L’instant unique est un précipité. L’instant unique est l’événement dans sa concentration ultime. Les Indignés de Barcelone et ceux qui les soutiennent viennent d’en vivre un. Hier, la police catalane a frappé sur les Indignats pour les sortir de la Place de Catalogne. La Catalogne qui se présente souvent comme une Blanche Neige douce et conviviale s’est cette fois lâchée. Je corrige : son gouvernement nationaliste de centre droit s’est lâché. Le catalanisme ne dissout pas forcément le fameux « instinct de classe ». Ainsi, les policiers de la « doulce Catalogne » ont pu appliquer leur cours sur les effets de la matraque démocratique. La plupart des gens cognés sont des jeunes doux comme des agneaux campant depuis plusieurs jours physiquement sur la place centrale de Barcelone et moralement sur le désespoir d’un avenir sans avenir. Quarante pour cent des moins de trente ans sont au chômage. Le gouvernement voulait “nettoyer” la place avant le match de ce soir que les jeunes cognés avaient prévu de regarder comme tout le monde.

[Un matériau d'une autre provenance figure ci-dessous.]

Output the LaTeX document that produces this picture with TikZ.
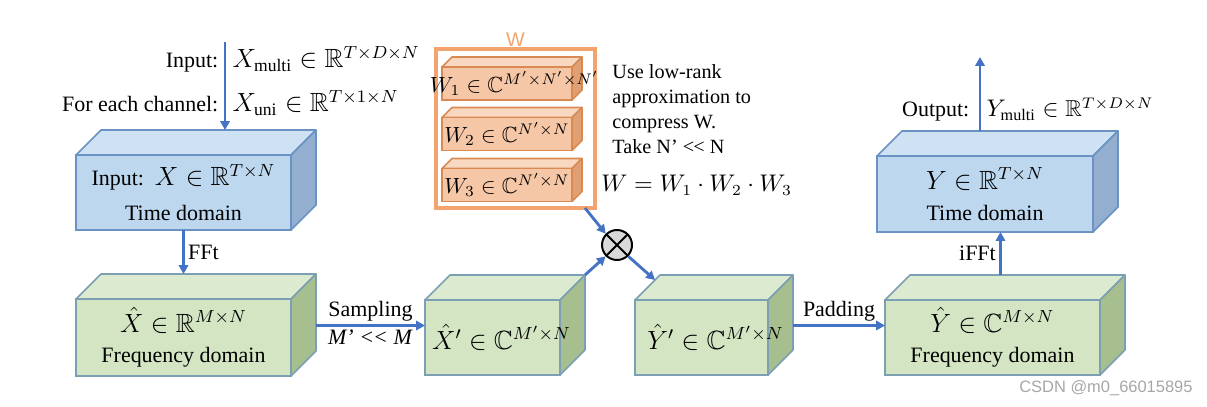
\documentclass[tikz,border=0pt]{standalone}
\usepackage{amsmath,amssymb}
\usepackage{fontspec}
\setmainfont{Liberation Serif}
\newfontfamily\wmfont{Liberation Sans}
\usetikzlibrary{positioning,arrows.meta,calc,backgrounds}

\definecolor{arrowblue}{HTML}{4472C4}
\definecolor{blueedge}{HTML}{6A93C4}
\definecolor{bluefront}{HTML}{BDD7EE}
\definecolor{bluetopc}{HTML}{CFE2F3}
\definecolor{bluesidec}{HTML}{93AECF}
\definecolor{greenedge}{HTML}{7C9FB3}
\definecolor{greenfront}{HTML}{D3E5C3}
\definecolor{greentopc}{HTML}{DCEBCF}
\definecolor{greensidec}{HTML}{A7BF8F}
\definecolor{orangeedge}{HTML}{D98A52}
\definecolor{orangefront}{HTML}{F6C7A6}
\definecolor{orangetopc}{HTML}{F9D8C1}
\definecolor{orangesidec}{HTML}{E0A074}
\definecolor{wframe}{HTML}{F3A46E}

\newcommand{\pxu}{0.016cm}
\newlength{\pxlen}\setlength{\pxlen}{0.016cm}
\newcommand{\mth}[1]{{\large$#1$}}
\newcommand{\llt}{\textless\kern-0.4pt\textless}
% text that may run over the edge of its block, moved right by #1 px
\newcommand{\offtext}[2]{\makebox[0pt]{\hspace{#1\pxlen}#2}}
% top and side faces drawn behind a front node
\newcommand{\boxfaces}[4]{%
  \coordinate (#1-tl) at ($(#1.north west)+(#2*\pxu,#2*\pxu)$);
  \coordinate (#1-tr) at ($(#1.north east)+(#2*\pxu,#2*\pxu)$);
  \coordinate (#1-br) at ($(#1.south east)+(#2*\pxu,#2*\pxu)$);
  \begin{pgfonlayer}{background}
    \filldraw[#3] (#1.north west) -- (#1-tl) -- (#1-tr) -- (#1.north east) -- cycle;
    \filldraw[#4] (#1.north east) -- (#1-tr) -- (#1-br) -- (#1.south east) -- cycle;
  \end{pgfonlayer}}

\begin{document}
\begin{tikzpicture}[x=\pxu,y=-\pxu,>={Triangle[length=4pt,width=4.2pt]},
  flow/.style={->,draw=arrowblue,line width=1.3pt},
  lbl/.style={font=\fontsize{10}{12}\selectfont,inner sep=1.5pt},
  cube/.style={line width=0.7pt,outer sep=0pt,inner sep=0pt,align=center,font=\fontsize{10}{12}\selectfont},
  bluecube/.style={cube,draw=blueedge,fill=bluefront},
  bluetop/.style={draw=blueedge,fill=bluetopc,line width=0.7pt,line join=round},
  blueside/.style={draw=blueedge,fill=bluesidec,line width=0.7pt,line join=round},
  greencube/.style={cube,draw=greenedge,fill=greenfront},
  greentop/.style={draw=greenedge,fill=greentopc,line width=0.7pt,line join=round},
  greenside/.style={draw=greenedge,fill=greensidec,line width=0.7pt,line join=round},
  orangecube/.style={cube,draw=orangeedge,fill=orangefront},
  orangetop/.style={draw=orangeedge,fill=orangetopc,line width=0.7pt,line join=round},
  orangeside/.style={draw=orangeedge,fill=orangesidec,line width=0.7pt,line join=round}]
\useasboundingbox (0,0) rectangle (1207,407);

% time and frequency blocks
\node[bluecube,minimum width=215*\pxu,minimum height=75*\pxu] (b1) at (183.5,192.5) {Input:\enspace\mth{X\in\mathbb{R}^{T\times N}}\\[4pt]Time domain};
\boxfaces{b1}{25}{bluetop}{blueside}
\node[greencube,minimum width=215*\pxu,minimum height=77*\pxu] (b2) at (183.5,337.5) {\mth{\hat{X}\in\mathbb{R}^{M\times N}}\\[2pt]Frequency domain};
\boxfaces{b2}{25}{greentop}{greenside}
\node[greencube,minimum width=135*\pxu,minimum height=75*\pxu] (b3) at (492.5,337.5) {\offtext{18}{\mth{\hat{X}'\in\mathbb{C}^{M'\times N}}}};
\boxfaces{b3}{25}{greentop}{greenside}
\node[greencube,minimum width=133*\pxu,minimum height=75*\pxu] (b4) at (701.5,337.5) {\offtext{28}{\mth{\hat{Y}'\in\mathbb{C}^{M'\times N}}}};
\boxfaces{b4}{25}{greentop}{greenside}
\node[greencube,minimum width=215*\pxu,minimum height=75*\pxu] (b5) at (992.5,337.5) {\mth{\hat{Y}\in\mathbb{C}^{M\times N}}\\[2pt]Frequency domain};
\boxfaces{b5}{25}{greentop}{greenside}
\node[bluecube,minimum width=216*\pxu,minimum height=76*\pxu] (b6) at (985,194) {\mth{Y\in\mathbb{R}^{T\times N}}\\[2pt]Time domain};
\boxfaces{b6}{25}{bluetop}{blueside}

% weight W
\node[draw=wframe,line width=1.5pt,outer sep=0pt,minimum width=159*\pxu,minimum height=159*\pxu] (wbox) at (515.5,128.5) {};
\node[text=wframe,font=\wmfont\fontsize{9}{10}\selectfont,inner sep=1pt,above=0pt of wbox] (wname) {W};
\node[orangecube,minimum width=130*\pxu,minimum height=33*\pxu] (w1) at (507,83.5) {\offtext{15}{$W_1\in\mathbb{C}^{M'\times N'\times N'}$}};
\boxfaces{w1}{10}{orangetop}{orangeside}
\node[orangecube,minimum width=130*\pxu,minimum height=33*\pxu] (w2) at (507,134) {$W_2\in\mathbb{C}^{N'\times N}$};
\boxfaces{w2}{10}{orangetop}{orangeside}
\node[orangecube,minimum width=130*\pxu,minimum height=33*\pxu] (w3) at (507,185) {$W_3\in\mathbb{C}^{N'\times N}$};
\boxfaces{w3}{10}{orangetop}{orangeside}
\node[font=\fontsize{9.2}{11.4}\selectfont,align=left,anchor=north west,inner sep=0pt] (note) at (612,64) {Use low-rank\\approximation to\\compress W.\\Take N' \llt{} N};
\node[anchor=west,inner sep=0pt,font=\fontsize{10.5}{12}\selectfont] (weq) at (601,185) {$W=W_1\cdot W_2\cdot W_3$};
\node[circle,draw,fill=gray!30,line width=0.9pt,minimum size=30*\pxu,inner sep=0pt,
  path picture={\draw[line width=0.9pt] (path picture bounding box.north west) -- (path picture bounding box.south east)
    (path picture bounding box.north east) -- (path picture bounding box.south west);}] (mul) at (617,245) {};

% input and output
\coordinate (intop) at (225,42);
\draw[flow] (intop) -- (intop |- b1-tl);
\node[lbl,anchor=base east] (inlab) at (222,68) {Input:};
\node[lbl,anchor=base west] (inmulti) at (229,68) {\mth{X_{\mathrm{multi}}\in\mathbb{R}^{T\times D\times N}}};
\node[lbl,anchor=base east] (chlab) at (222,112) {For each channel:};
\node[lbl,anchor=base west] (inuni) at (229,112) {\mth{X_{\mathrm{uni}}\in\mathbb{R}^{T\times 1\times N}}};
\coordinate (outtop) at (980,57);
\draw[flow] (outtop |- b6-tl) -- (outtop);
\node[lbl,anchor=base east] (outlab) at (973,117) {Output:};
\node[lbl,anchor=base west] (outmulti) at (983,117) {{\fontsize{10.5}{12}\selectfont$Y_{\mathrm{multi}}\in\mathbb{R}^{T\times D\times N}$}};

% connectors
\draw[flow] (b1.south) -- (b1.south |- b2-tl) node[midway,right,lbl] {FFt};
\draw[flow] ([shift={(25*\pxu,12*\pxu)}]b2.east) -- ([yshift=12*\pxu]b3.west)
  node[midway,above,lbl] {Sampling} node[midway,below,lbl] {\textit{M' \llt{} M}};
\draw[flow] (b3-tr) -- (mul.south west);
\draw[flow] ([xshift=-10*\pxu]wbox.south east) -- (mul.north west);
\draw[flow] (mul.south east) -- ($(b4.north west)!0.8!(b4-tl)$);
\draw[flow] ([shift={(25*\pxu,12*\pxu)}]b4.east) -- ([yshift=12*\pxu]b5.west) node[midway,above,lbl] {Padding};
\coordinate (ifft) at ($(b5.north)+(8*\pxu,0)$);
\draw[flow] (ifft |- b5-tl) -- (ifft |- b6.south) node[midway,left,lbl] {iFFt};

\node[font=\wmfont\fontsize{7.5}{9}\selectfont,text=gray!70,anchor=east,inner sep=0pt] (wmark) at (1193,388) {CSDN @m0\_66015895};
\end{tikzpicture}
\end{document}
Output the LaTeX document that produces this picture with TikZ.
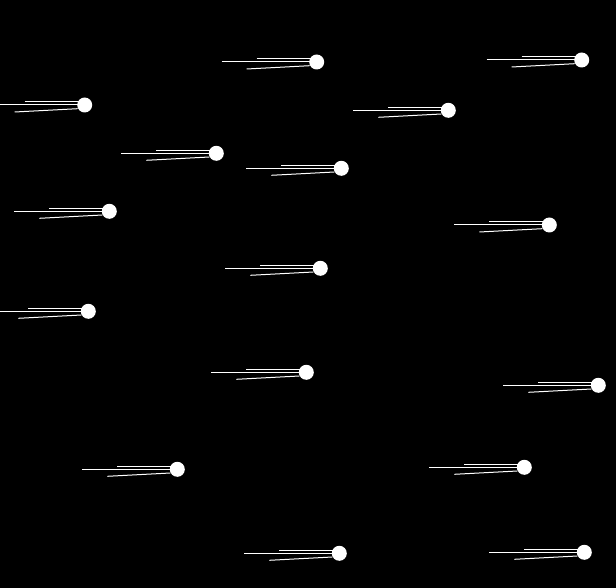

L’élève d’une école de visagisme ou de psychomorphisme devinerait au premier exercice les penchants du Conseiller à l’Intérieur (il faut savoir que les ministres sont ici des « Consellers ») ; penchants pour l’ordre dès la crèche et la maternelle, genre la femme, la fille, elles z’ont pas intérêt à mal ranger la brosse à dents. Je l’observe depuis longtemps à la télévision, jusqu’à il y a très peu il officiait dans l’opposition : facilement revêche, une batte de base-ball dans les fils du costard cravate. Enfin promu, il se lâche sur la foule pacifique des Indignats en train de tâter noblement de la démocratie directe autour des couvertures et du thé qui bout. Un instant unique aussi qui rappelle à quelques-uns ici de mauvais souvenirs.

* Évidemment, la plupart connaîtront l’issue de la partie en lisant ces lignes, mais ce n’est pas un problème.